You close with a somewhat pessimistic discussion of revolution. We tend to think of revolutions as social efforts to overturn unjust social orders. But you also draw on arguments that revolutionary violence can have lasting authoritarian consequences. Why is that?

Steven Levitsky and Lucan Way’s book Revolution and Dictatorship asks why authoritarian regimes born out of social revolutions are exceptionally durable, looking at twenty such cases, including China, Cuba, the Soviet Union, and Vietnam. They find that attempts at radical social transformation often provoke violent counterrevolutionary reactions that pose existential threats to the revolutionaries. Surviving that struggle produces a highly cohesive ruling elite and strong coercive institutions while eliminating rival organizations; think of China in the wake of its revolution under Mao. Attempts at toppling these regimes, let alone achieving democratization, are much more likely to fail.

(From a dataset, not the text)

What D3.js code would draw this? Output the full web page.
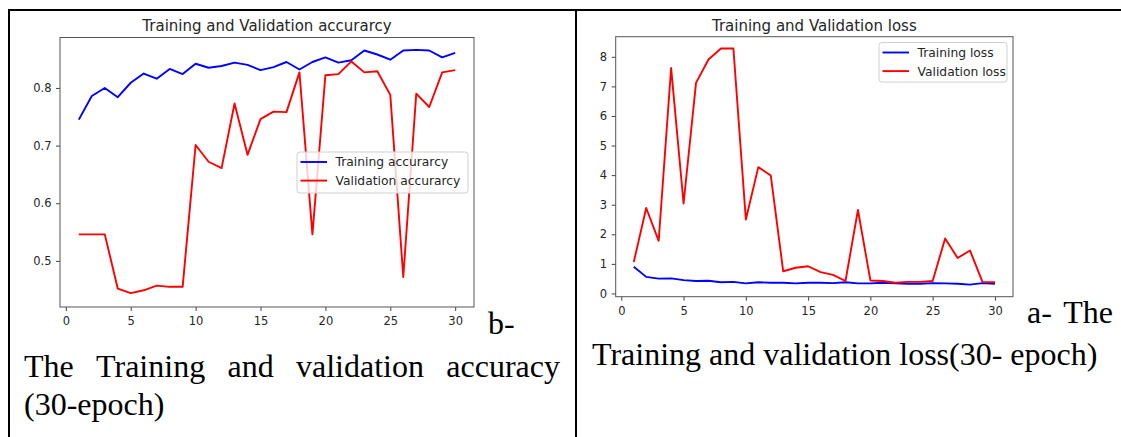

After civil wars end, violent victors can win votes by framing their battlefield success as competence in the security realm. In the aftermath of state repression, voters often punish parties associated with former perpetrators and regime elites. Unlike both civil wars and state repression, social revolutions concentrate power in ways that make democratization much more difficult in the first place. In that sense, revolutionary violence tends to leave far less room for democratic development. The bottom line is that the effects of violence on the prospects of democracy are not uniform; they depend on the type of violence a society has gone through.

Yeilim Cheong is the Korea Foundation endowed assistant professor at the University of Missouri’s Truman School of Government and Public Affairs, and a former IGCC Dissertation Fellow (2024-2025).